• _DATASET RECORDS_:

..........

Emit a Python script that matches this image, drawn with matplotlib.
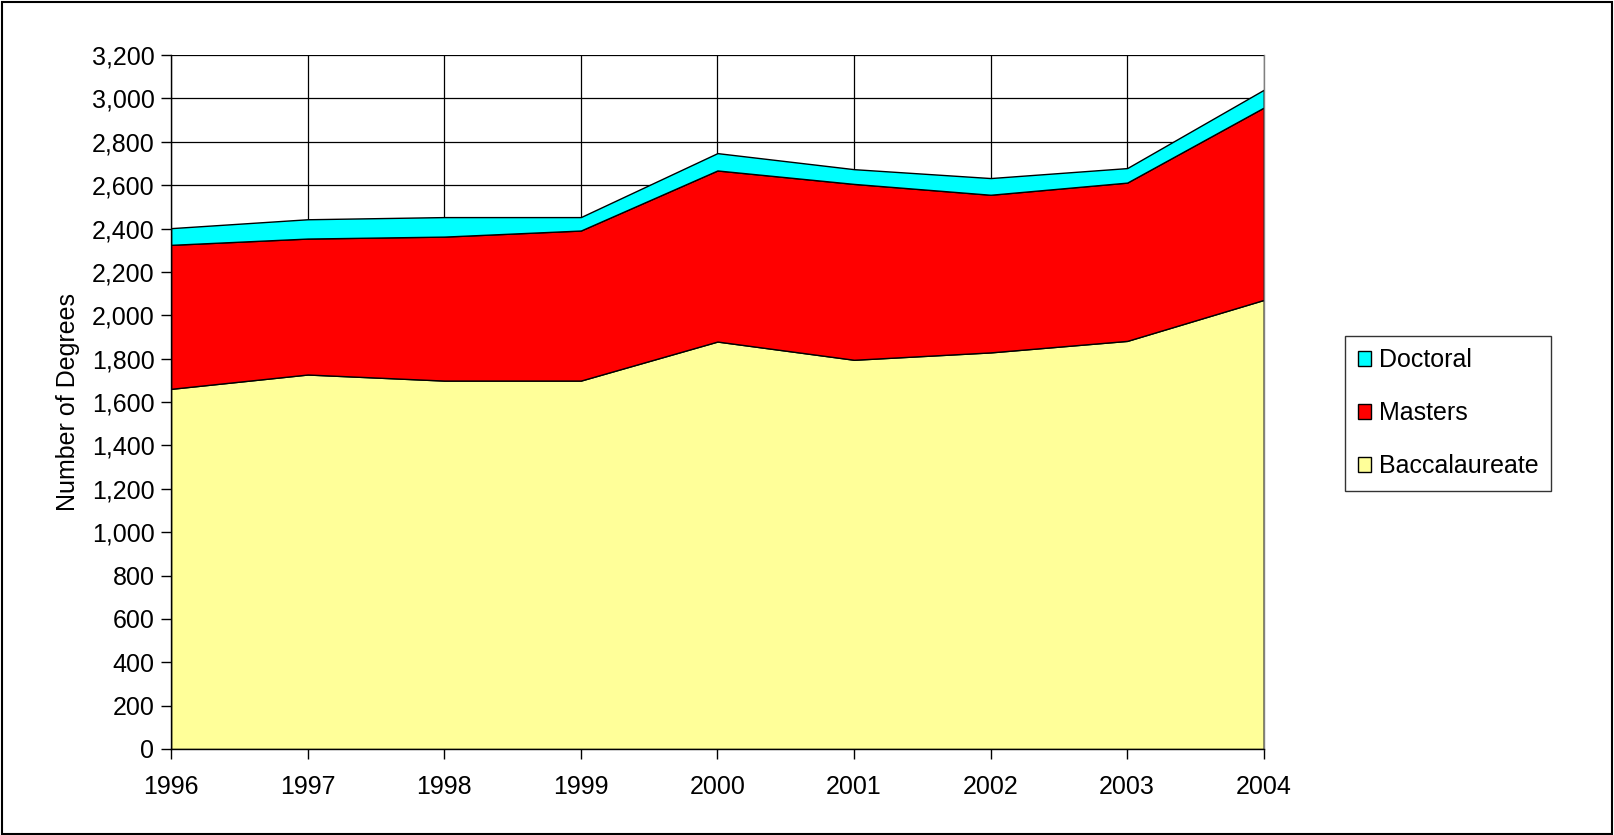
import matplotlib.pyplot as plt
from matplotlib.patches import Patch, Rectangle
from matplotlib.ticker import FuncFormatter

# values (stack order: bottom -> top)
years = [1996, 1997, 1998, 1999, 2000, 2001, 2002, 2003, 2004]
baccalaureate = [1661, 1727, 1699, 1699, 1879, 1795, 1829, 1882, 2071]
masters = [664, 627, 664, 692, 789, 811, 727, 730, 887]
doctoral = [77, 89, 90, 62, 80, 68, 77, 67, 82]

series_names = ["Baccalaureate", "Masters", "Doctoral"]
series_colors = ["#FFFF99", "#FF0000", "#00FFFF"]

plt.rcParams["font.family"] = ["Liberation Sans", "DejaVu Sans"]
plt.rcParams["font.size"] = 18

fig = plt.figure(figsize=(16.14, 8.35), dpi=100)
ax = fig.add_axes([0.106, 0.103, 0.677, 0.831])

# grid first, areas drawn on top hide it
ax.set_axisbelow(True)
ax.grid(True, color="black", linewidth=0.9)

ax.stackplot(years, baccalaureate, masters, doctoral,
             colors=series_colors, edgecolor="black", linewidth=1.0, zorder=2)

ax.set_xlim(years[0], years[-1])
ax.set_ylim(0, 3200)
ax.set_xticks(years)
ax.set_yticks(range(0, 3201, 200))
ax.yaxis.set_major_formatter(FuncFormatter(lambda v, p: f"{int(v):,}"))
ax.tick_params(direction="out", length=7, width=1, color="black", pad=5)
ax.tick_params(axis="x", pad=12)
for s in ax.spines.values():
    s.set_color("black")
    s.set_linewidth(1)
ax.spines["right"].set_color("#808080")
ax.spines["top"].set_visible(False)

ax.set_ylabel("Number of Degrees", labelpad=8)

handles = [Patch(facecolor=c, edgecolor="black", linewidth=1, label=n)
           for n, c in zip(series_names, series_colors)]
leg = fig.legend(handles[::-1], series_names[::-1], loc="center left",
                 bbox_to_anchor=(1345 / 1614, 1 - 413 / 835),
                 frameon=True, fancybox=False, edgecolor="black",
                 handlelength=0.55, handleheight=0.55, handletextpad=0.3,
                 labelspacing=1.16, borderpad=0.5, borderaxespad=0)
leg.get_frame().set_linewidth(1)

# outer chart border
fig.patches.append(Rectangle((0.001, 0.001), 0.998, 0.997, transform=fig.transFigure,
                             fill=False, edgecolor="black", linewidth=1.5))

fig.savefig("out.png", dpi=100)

..........

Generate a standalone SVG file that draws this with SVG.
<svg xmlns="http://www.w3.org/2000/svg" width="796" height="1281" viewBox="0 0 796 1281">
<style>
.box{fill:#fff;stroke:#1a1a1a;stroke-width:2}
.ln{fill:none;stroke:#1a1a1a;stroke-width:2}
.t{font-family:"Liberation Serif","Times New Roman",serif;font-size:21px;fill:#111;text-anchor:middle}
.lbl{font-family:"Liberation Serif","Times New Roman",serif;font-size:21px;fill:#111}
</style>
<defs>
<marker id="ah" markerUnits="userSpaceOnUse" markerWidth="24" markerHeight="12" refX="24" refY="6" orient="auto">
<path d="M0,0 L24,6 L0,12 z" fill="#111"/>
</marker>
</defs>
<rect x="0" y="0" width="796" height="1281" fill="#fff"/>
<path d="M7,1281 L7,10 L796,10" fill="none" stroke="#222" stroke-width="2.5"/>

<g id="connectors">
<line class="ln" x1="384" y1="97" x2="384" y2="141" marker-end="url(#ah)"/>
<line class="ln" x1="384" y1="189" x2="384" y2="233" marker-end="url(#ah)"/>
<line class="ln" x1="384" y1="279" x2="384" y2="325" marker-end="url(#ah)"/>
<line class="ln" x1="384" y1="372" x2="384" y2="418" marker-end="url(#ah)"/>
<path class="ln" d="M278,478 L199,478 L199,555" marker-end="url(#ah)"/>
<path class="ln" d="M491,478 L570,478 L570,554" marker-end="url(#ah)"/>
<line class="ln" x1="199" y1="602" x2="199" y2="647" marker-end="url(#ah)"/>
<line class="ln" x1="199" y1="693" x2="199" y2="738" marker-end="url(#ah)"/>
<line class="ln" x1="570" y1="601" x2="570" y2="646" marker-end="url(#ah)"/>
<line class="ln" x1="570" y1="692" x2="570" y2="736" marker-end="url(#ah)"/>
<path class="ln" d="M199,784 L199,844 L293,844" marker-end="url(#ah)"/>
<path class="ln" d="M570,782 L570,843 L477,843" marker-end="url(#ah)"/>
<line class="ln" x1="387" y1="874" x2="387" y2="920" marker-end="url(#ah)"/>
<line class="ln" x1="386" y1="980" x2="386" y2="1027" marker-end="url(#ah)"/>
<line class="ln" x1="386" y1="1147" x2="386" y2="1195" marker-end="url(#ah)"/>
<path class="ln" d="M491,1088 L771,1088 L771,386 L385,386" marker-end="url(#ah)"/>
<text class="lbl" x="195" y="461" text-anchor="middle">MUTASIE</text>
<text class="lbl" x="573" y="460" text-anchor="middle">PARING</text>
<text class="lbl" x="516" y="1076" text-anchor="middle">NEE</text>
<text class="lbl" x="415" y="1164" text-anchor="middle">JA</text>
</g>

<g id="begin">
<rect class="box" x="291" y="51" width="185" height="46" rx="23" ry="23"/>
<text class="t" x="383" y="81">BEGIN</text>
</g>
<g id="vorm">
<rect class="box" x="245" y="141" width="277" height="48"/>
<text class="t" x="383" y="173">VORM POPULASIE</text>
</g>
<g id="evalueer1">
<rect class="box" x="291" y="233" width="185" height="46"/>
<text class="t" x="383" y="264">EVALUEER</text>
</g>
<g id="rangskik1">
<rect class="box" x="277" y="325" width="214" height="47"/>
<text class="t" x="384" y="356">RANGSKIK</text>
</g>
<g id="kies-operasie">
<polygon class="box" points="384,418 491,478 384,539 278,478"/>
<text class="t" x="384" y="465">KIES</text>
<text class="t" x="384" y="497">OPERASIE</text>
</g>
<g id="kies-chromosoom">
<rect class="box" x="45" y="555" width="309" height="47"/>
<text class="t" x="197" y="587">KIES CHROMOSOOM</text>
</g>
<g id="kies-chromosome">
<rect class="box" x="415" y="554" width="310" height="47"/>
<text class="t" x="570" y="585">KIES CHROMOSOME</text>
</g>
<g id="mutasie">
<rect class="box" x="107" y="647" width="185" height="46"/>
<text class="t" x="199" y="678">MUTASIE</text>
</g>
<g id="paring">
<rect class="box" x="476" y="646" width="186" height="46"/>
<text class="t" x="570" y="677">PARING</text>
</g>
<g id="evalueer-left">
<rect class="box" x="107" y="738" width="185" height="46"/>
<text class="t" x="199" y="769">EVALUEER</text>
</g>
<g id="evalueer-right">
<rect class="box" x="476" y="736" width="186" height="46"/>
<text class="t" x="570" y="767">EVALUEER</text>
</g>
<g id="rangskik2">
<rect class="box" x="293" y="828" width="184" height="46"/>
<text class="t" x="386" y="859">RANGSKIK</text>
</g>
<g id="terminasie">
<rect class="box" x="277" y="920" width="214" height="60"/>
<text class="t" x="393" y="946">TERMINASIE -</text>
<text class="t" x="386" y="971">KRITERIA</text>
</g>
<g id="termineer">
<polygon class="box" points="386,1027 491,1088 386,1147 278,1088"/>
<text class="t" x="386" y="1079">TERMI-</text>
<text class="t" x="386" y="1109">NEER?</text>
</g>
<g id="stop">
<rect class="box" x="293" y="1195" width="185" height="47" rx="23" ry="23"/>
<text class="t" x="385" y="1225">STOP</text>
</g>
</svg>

..........

• _DIRECTIONS_: In the listing, find all lines with the string "drawn" and copy them.

• _COMPLETED TASK_:
Emit a Python script that matches this image, drawn with matplotlib.
# grid first, areas drawn on top hide it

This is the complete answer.